Problem requirements:
Retype only the lines running from the beginning of the entries below to the line with "import * as", both included. Do not include pictures.

Data provided:

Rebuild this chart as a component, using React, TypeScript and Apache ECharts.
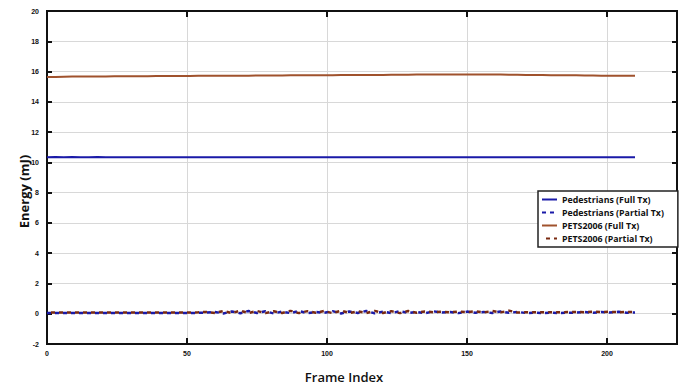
import React, { useEffect, useRef } from "react";
import * as echarts from "echarts";

const frames = [0, 3, 6, 9, 12, 15, 18, 21, 24, 27, 30, 33, 36, 39, 42, 45, 48, 51, 54, 57, 60, 63, 66, 69, 72, 75, 78, 81, 84, 87, 90, 93, 96, 99, 102, 105, 108, 111, 114, 117, 120, 123, 126, 129, 132, 135, 138, 141, 144, 147, 150, 153, 156, 159, 162, 165, 168, 171, 174, 177, 180, 183, 186, 189, 192, 195, 198, 201, 204, 207, 210];

const pedestriansFull = [10.33, 10.35, 10.33, 10.35, 10.33, 10.33, 10.35, 10.33, 10.34, 10.33, 10.33, 10.33, 10.33, 10.33, 10.33, 10.33, 10.33, 10.33, 10.33, 10.33, 10.33, 10.33, 10.33, 10.34, 10.33, 10.33, 10.33, 10.33, 10.33, 10.33, 10.33, 10.34, 10.33, 10.33, 10.34, 10.33, 10.33, 10.33, 10.33, 10.33, 10.33, 10.33, 10.33, 10.33, 10.33, 10.33, 10.34, 10.34, 10.33, 10.33, 10.33, 10.33, 10.33, 10.33, 10.33, 10.33, 10.33, 10.33, 10.33, 10.33, 10.33, 10.33, 10.33, 10.33, 10.33, 10.33, 10.34, 10.33, 10.33, 10.33, 10.33];

const petsFull = [15.64, 15.64, 15.66, 15.68, 15.68, 15.68, 15.68, 15.68, 15.69, 15.69, 15.69, 15.69, 15.69, 15.70, 15.70, 15.70, 15.71, 15.71, 15.72, 15.72, 15.72, 15.72, 15.73, 15.73, 15.73, 15.74, 15.74, 15.74, 15.74, 15.75, 15.75, 15.75, 15.76, 15.76, 15.76, 15.77, 15.77, 15.77, 15.78, 15.78, 15.78, 15.79, 15.79, 15.79, 15.80, 15.80, 15.80, 15.81, 15.81, 15.81, 15.81, 15.81, 15.80, 15.80, 15.80, 15.79, 15.79, 15.78, 15.77, 15.77, 15.76, 15.76, 15.75, 15.75, 15.74, 15.74, 15.73, 15.73, 15.72, 15.72, 15.72];

const pedestriansPartial = [0.05, 0.05, 0.05, 0.05, 0.05, 0.05, 0.05, 0.05, 0.05, 0.05, 0.05, 0.05, 0.05, 0.05, 0.05, 0.05, 0.05, 0.05, 0.06, 0.08, 0.12, 0.02, 0.15, 0.03, 0.18, 0.05, 0.16, 0.02, 0.14, 0.04, 0.18, 0.03, 0.12, 0.06, 0.17, 0.02, 0.15, 0.05, 0.18, 0.03, 0.14, 0.04, 0.17, 0.05, 0.12, 0.03, 0.16, 0.08, 0.12, 0.04, 0.14, 0.06, 0.12, 0.05, 0.15, 0.06, 0.12, 0.05, 0.06, 0.05, 0.06, 0.05, 0.06, 0.08, 0.12, 0.06, 0.12, 0.08, 0.13, 0.06, 0.08];

const petsPartial = [0.08, 0.08, 0.08, 0.08, 0.08, 0.08, 0.08, 0.08, 0.08, 0.08, 0.08, 0.08, 0.08, 0.08, 0.08, 0.08, 0.08, 0.08, 0.09, 0.12, 0.05, 0.18, 0.04, 0.2, 0.05, 0.18, 0.04, 0.16, 0.05, 0.19, 0.04, 0.17, 0.06, 0.18, 0.04, 0.2, 0.05, 0.16, 0.04, 0.19, 0.05, 0.17, 0.04, 0.18, 0.07, 0.15, 0.1, 0.14, 0.09, 0.15, 0.1, 0.16, 0.08, 0.18, 0.09, 0.2, 0.08, 0.1, 0.09, 0.1, 0.09, 0.1, 0.11, 0.12, 0.1, 0.14, 0.1, 0.13, 0.1, 0.12, 0.1];

const yTicks = [-2, 0, 2, 4, 6, 8, 10, 12, 14, 16, 18, 20];
const xTicks = [0, 50, 100, 150, 200];

const BLUE = "#1a1aa8";
const BROWN = "#a0522d";
const DARKBROWN = "#7a2a10";

function pairs(ys: number[]) {
  return frames.map((f, i) => [f, ys[i]]);
}

export default function App() {
  const ref = useRef<HTMLDivElement>(null);
  useEffect(() => {
    if (!ref.current) return;
    const chart = echarts.init(ref.current, null, { renderer: "svg" });
    const tickLabel = {
      fontSize: 7,
      fontWeight: "bold" as const,
      color: "#111",
      fontFamily: "Liberation Sans",
    };
    const axisLine = { show: true, onZero: false, lineStyle: { color: "#111", width: 2 } };
    chart.setOption({
      animation: false,
      backgroundColor: "#fff",
      grid: {
        left: 47,
        right: 4,
        top: 11,
        bottom: 43,
        show: true,
        borderColor: "#111",
        borderWidth: 2,
      },
      legend: {
        left: 538,
        top: 191,
        orient: "vertical",
        backgroundColor: "#fff",
        borderColor: "#222",
        borderWidth: 1.5,
        borderRadius: 0,
        padding: [4, 14, 4, 3],
        itemGap: 4,
        itemWidth: 15,
        itemHeight: 9,
        itemStyle: { opacity: 0 },
        textStyle: {
          fontSize: 8.8,
          fontWeight: "bold",
          fontFamily: "Open Sans",
          color: "#111",
        },
        data: [
          "Pedestrians (Full Tx)",
          "Pedestrians (Partial Tx)",
          "PETS2006 (Full Tx)",
          "PETS2006 (Partial Tx)",
        ],
      },
      xAxis: [
        {
          type: "value",
          min: 0,
          max: 225,
          interval: 50,
          name: "Frame Index",
          nameLocation: "middle",
          nameGap: 26,
          nameMoveOverlap: false,
          nameTextStyle: {
            fontSize: 13,
            fontWeight: 600,
            fontFamily: "Open Sans",
            color: "#111",
            padding: [0, 36, 0, 0],
          },
          axisLine,
          axisTick: { show: true, inside: true, length: 6, lineStyle: { color: "#111", width: 2 } },
          axisLabel: {
            ...tickLabel,
            showMaxLabel: false,
            margin: 6,
            formatter: (v: number) => (xTicks.includes(v) ? String(v) : ""),
          },
          splitLine: { show: true, lineStyle: { color: "#d8d8d8", width: 1 } },
        },
        {
          type: "value",
          position: "top",
          min: 0,
          max: 225,
          interval: 50,
          axisLine,
          axisTick: { show: true, inside: true, length: 6, lineStyle: { color: "#111", width: 2 } },
          axisLabel: { show: false },
          splitLine: { show: false },
        },
      ],
      yAxis: [
        {
          type: "value",
          min: -2,
          max: 20,
          interval: 2,
          name: "Energy (mJ)",
          nameLocation: "middle",
          nameGap: 17,
          nameMoveOverlap: false,
          nameTextStyle: {
            fontSize: 13,
            fontWeight: "bold",
            fontFamily: "Open Sans",
            color: "#111",
            padding: [0, 28, 0, 0],
            align: "center",
          },
          nameRotate: 90,
          axisLine,
          axisTick: { show: true, inside: true, length: 5, lineStyle: { color: "#111", width: 2 } },
          axisLabel: {
            ...tickLabel,
            margin: 8,
            formatter: (v: number) => (yTicks.includes(v) ? String(v) : ""),
          },
          splitLine: { show: true, lineStyle: { color: "#d8d8d8", width: 1 } },
        },
        {
          type: "value",
          position: "right",
          min: -2,
          max: 20,
          interval: 2,
          axisLine,
          axisTick: { show: true, inside: true, length: 5, lineStyle: { color: "#111", width: 2 } },
          axisLabel: { show: false },
          splitLine: { show: false },
        },
      ],
      series: [
        {
          name: "Pedestrians (Full Tx)",
          type: "line",
          data: pairs(pedestriansFull),
          symbol: "none",
          color: BLUE,
          lineStyle: { color: BLUE, width: 2 },
        },
        {
          name: "Pedestrians (Partial Tx)",
          type: "line",
          data: pairs(pedestriansPartial),
          symbol: "none",
          color: BLUE,
          lineStyle: { color: BLUE, width: 2.5, type: [4, 4] },
        },
        {
          name: "PETS2006 (Full Tx)",
          type: "line",
          data: pairs(petsFull),
          symbol: "none",
          color: BROWN,
          lineStyle: { color: BROWN, width: 2 },
        },
        {
          name: "PETS2006 (Partial Tx)",
          type: "line",
          data: pairs(petsPartial),
          symbol: "none",
          color: DARKBROWN,
          lineStyle: { color: DARKBROWN, width: 2.5, type: [4, 4], dashOffset: 4 },
        },
      ],
    });
    return () => chart.dispose();
  }, []);
  return (
    <div
      ref={ref}
      style={{ position: "fixed", left: 0, top: 0, width: 681, height: 388 }}
    />
  );
}
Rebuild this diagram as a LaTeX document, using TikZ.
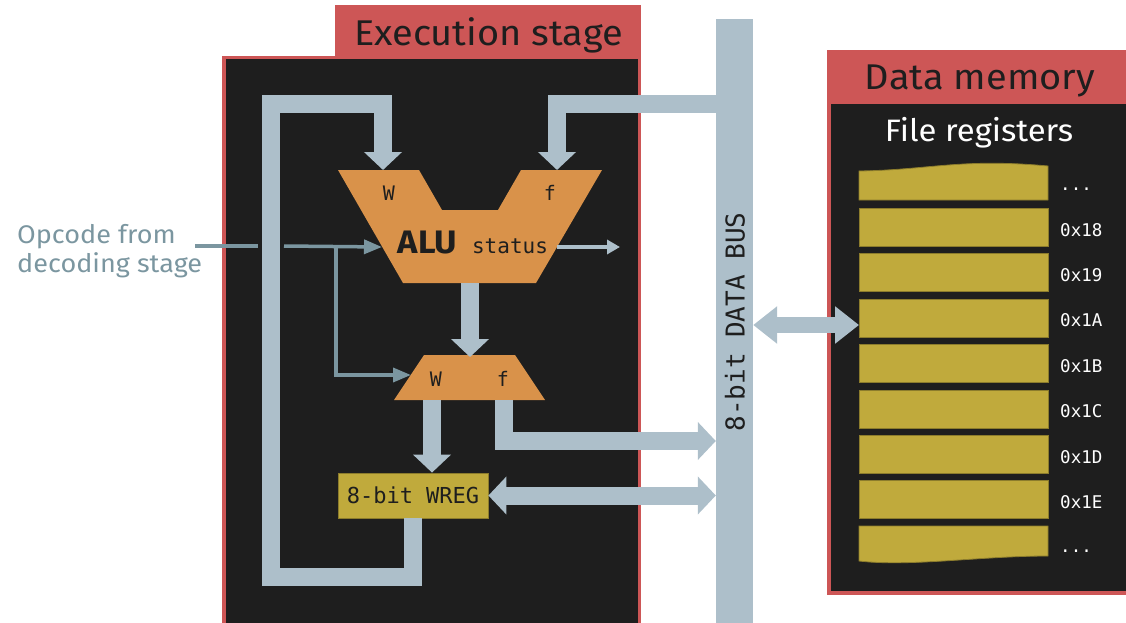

Answer to this problem:
Rebuild this chart as a component, using React, TypeScript and Apache ECharts.
import React, { useEffect, useRef } from "react";
import * as echarts from "echarts";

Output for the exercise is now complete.